Cinefex: “The Dreamsmiths Unleashed” – VR

Publication Name: Cinefex
Bio: Cinefex is a visual effects publication, and its first issue was released in 1980. Its content is currently geared towards professionals and enthusiasts.
Name of Article: Virtual Reality – “The Dreamsmiths Unleashed”
Date of Article Publication: February 2017
Describe Article: “The Dreamsmiths Unleashed” tackles a lot of the issues that come up now with film and the game industry moving into VR. Specifically, the article talks about 360 degree video technology and the challenges they pose, from stitching to attention grabbing.
Opinion of Article:
I thought the article did a good job getting variety in there, mentioning everything from drama to sports to animation. I think particularly interesting to me was the idea of 3D workflow – for example, Dear Angelica, the animated film, was built in VR using Quill.

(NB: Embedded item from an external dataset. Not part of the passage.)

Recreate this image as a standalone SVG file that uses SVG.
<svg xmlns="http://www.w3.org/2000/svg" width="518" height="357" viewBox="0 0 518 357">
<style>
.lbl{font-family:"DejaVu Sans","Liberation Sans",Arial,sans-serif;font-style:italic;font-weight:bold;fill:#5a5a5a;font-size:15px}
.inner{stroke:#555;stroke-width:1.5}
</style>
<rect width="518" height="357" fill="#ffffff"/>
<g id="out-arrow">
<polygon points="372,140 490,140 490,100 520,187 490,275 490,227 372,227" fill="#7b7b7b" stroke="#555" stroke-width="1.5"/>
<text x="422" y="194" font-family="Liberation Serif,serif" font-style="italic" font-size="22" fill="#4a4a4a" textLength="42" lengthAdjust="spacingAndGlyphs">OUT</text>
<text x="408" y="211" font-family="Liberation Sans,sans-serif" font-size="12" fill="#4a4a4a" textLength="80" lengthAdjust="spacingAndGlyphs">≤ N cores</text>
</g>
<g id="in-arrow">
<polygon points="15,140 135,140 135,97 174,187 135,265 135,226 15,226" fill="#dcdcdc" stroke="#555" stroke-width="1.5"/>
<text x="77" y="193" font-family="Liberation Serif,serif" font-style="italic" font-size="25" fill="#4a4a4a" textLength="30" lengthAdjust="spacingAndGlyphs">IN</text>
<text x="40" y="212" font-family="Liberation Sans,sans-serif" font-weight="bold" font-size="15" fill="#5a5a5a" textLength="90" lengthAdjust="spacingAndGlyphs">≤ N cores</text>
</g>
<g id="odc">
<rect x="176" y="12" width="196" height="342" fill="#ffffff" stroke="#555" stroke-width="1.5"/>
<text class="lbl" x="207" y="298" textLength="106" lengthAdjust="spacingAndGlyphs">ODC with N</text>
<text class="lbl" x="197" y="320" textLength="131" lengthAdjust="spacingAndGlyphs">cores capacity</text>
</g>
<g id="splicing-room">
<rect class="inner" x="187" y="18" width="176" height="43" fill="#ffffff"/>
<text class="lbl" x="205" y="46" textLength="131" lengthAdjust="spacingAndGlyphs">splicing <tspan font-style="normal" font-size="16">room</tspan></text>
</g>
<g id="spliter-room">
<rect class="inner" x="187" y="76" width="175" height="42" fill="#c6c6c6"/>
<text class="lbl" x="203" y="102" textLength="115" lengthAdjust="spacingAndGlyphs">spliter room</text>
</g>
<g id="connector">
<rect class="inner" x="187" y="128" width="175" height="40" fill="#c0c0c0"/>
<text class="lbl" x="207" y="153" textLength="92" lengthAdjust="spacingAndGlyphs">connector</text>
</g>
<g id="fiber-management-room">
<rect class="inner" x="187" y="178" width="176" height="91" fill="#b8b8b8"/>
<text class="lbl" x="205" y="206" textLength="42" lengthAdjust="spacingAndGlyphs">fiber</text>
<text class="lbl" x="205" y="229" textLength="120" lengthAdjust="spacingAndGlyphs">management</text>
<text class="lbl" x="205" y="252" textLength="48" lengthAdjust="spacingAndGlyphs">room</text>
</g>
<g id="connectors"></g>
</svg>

As it stands, editing something in virtual space (for a 360 video specifically, using a game engine like Unity or Unreal is not that problematic) requires a huge leap for the editors and developers: they have to squash a 360 degree field of view into a 2-dimensional plane, adjust to the distortion effect, and then try to edit. The article asks “What does creativity look like in a 3 dimensional world?” (86). I don’t know. There are also some hard-hitting questions that I also don’t know the answer to, like “should the inhabitants of the imagined world acknowledge the existence of the viewer?” (91). That’s hard, because in VR there is literally no fourth wall. The article also mentions the idea of a script that was not written for VR, which confused me. I hadn’t even thought of the idea that a script would be different from one used for traditional film, but it makes sense that there would need to be a different format for a different medium, but surely that standard can’t already exist, can it? Anyway–one of the last notes made in the article talks about the software in the hands of those in Silicon Valley, but the stories in the hands of those in Los Angeles, and how both sides look enviously to the other because the other has what they don’t. I want to see the software companies that have a creative division–I think Google has the right idea by creating things in house. We’ll see where the future leads though, already this field is so young. It’s just entering its awkward adolescent phase and we’ll see where it ends up!